Southern California, west Texas, parts of Australia, central African and other parts of the world have been experiencing droughts that exceeded the history of normal weather patterns. Then after years of droughts when the rains did come, areas in Australia and Southern California experienced record flooding. Record flooding is also occurring more often in our Midwest and southern states and seems to be a worldwide issue.

There were times when extreme weather events were rare. Now extreme weather events seems to be the norm. In the U.S. we seem to have increases in severe weather including hurricanes and tornadoes. I recall that just a few years ago tornadoes were reported on Christmas day. If the strange weather becomes the norm, how will that affect agriculture? Will a new norm of changed weather patterns affect how and where we live?

In 2017 Houston Texas experienced widespread flooding when Hurricane Harvey landed in 2017. It was said that Hurricane Harvey was a once in 500 year event. The problem is that the once in 500 events are occurring more frequently. Houston experienced three such events in three years, 2015, 2016 and then Harvey. When areas flood that have never flooded before, and then the flooding is repeated, that could be an indicator of a problem. In my former career we would call that a clue.

In 2016 Maryland experienced a once in 1,000 year event, when Ellicott City flooded. Then in 2018, we had another similar event, and Ellicott City flooded - again. While two once in 1,000 year events, in just two years might seem unprecedented, from 2010 to 2015 the state of South Carolina experienced 6 such events. That would be a larger clue.

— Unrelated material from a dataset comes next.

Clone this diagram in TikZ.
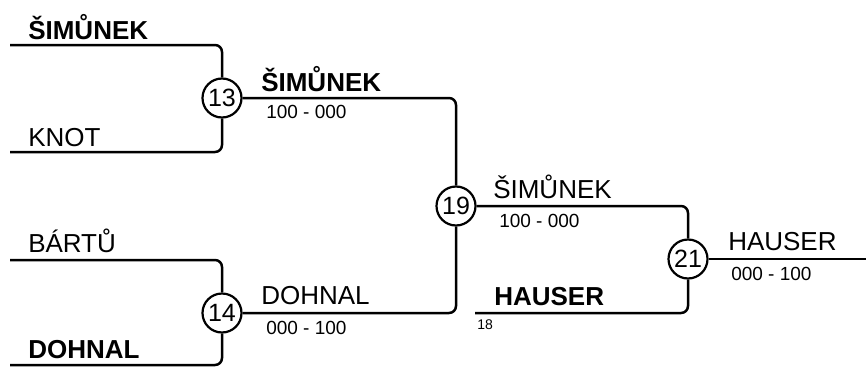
\documentclass[tikz,border=0pt]{standalone}
\usepackage{fontspec}
\setmainfont{Liberation Sans}
\usepackage{tikz}

\begin{document}
\begin{tikzpicture}[x=1pt,y=-1pt,line width=2.5pt,rounded corners=7pt]
    \tikzstyle{match}=[draw, circle, minimum size=39pt, inner sep=0pt, fill=white, line width=2.2pt, font=\fontsize{25}{25}\selectfont]
    \tikzstyle{player}=[anchor=base west, inner sep=0pt, font=\fontsize{26}{26}\selectfont]
    \tikzstyle{winner}=[style=player, font=\fontsize{26}{26}\selectfont\bfseries]
    \tikzstyle{score}=[anchor=base west, inner sep=0pt, font=\fontsize{19}{19}\selectfont]
    \tikzstyle{seed}=[anchor=base west, inner sep=0pt, font=\fontsize{14}{14}\selectfont]

    \useasboundingbox (0,0) rectangle (866,372);

    % matches
    \node[match] (m13) at (222,98)  {13};
    \node[match] (m14) at (222,313) {14};
    \node[match] (m19) at (456,206) {19};
    \node[match] (m21) at (688,259) {21};

    % line ends
    \coordinate (p1) at (10,45);
    \coordinate (p2) at (10,152);
    \coordinate (p3) at (10,260);
    \coordinate (p4) at (10,365);
    \coordinate (p5) at (475,313);
    \coordinate (fin) at (866,259);

    \draw (p1) -| (m13);
    \draw (p2) -| (m13);
    \draw (p3) -| (m14);
    \draw (p4) -| (m14);
    \draw (m13) -| (m19);
    \draw (m14) -| (m19);
    \draw (m19) -| (m21);
    \draw (p5) -| (m21);
    \draw (m21) -- (fin);

    % names
    \node[winner] (n1) at (27,39)   {ŠIMŮNEK};
    \node[player] (n2) at (27,146)  {KNOT};
    \node[player] (n3) at (27,252)  {BÁRTŮ};
    \node[winner] (n4) at (27,358)  {DOHNAL};
    \node[winner] (n13) at (260,91) {ŠIMŮNEK};
    \node[player] (n14) at (260,304) {DOHNAL};
    \node[player] (n19) at (492,198) {ŠIMŮNEK};
    \node[winner] (n18) at (493,305) {HAUSER};
    \node[player] (n21) at (727,250) {HAUSER};

    % scores
    \node[score] (s13) at (265,118) {100 - 000};
    \node[score] (s14) at (265,334) {000 - 100};
    \node[score] (s19) at (498,227) {100 - 000};
    \node[score] (s21) at (730,280) {000 - 100};
    \node[seed] (k18) at (476,329) {18};
\end{tikzpicture}
\end{document}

It is often said that we are experiencing global warming and that we should not confuse the weather with global warming. We are also told that with global warming we will experience more extreme weather. It does not matter if you believe it or not; our weather has changed and the changes will affect us, in many ways. Gathering my firewood is a minor issue. Not being able to farm and raise crops – is a much larger issue.

Worldwide, 2018 was the fourth hottest year on record. According to NOAA and NASA, it was also a near record year for "climate disasters." The five hottest years on record are the last five years. During the last twenty two years, "the twenty hottest years on record" occurred. The predictions have always been that we will experience more extremes in our weather, like droughts and floods. I can’t help but feel that the predictions are no longer predictions; that they have become the current reality.

This year’s flooding in Nebraska is the largest natural disaster in the state’s history. Nebraska (and the neighboring states) has widespread loss of stored crops and livestock. The initial estimates of loss for just Nebraska is one and a half billion dollars. After the initial loss estimates were made, the same areas experienced extreme snow storms, followed by more flooding. What happens when they can’t plant spring crops?

At the recent world economic forum In Davos Switzerland Ms. Ernman Thunberg, a 16-year old from Sweden, addressed the attendees. Part of her speech,

"Adults keep saying: we owe it to the young people to give them hope. But I don’t want your hope. I don’t want you to be hopeful. I want you to panic. I want you to feel the fear I feel every day. And then I want you to act. I want you to act as you would in a crisis. I want you to act as if our house is on fire, because it is." "You say you love your children above all else, and yet you’re stealing their future in front of their very eyes," "Our House is on fire"

Her speech put my firewood issues in perspective. If our house is on fire, we won’t need any firewood, but we may need unflooded lands, and lands without droughts - to grow food.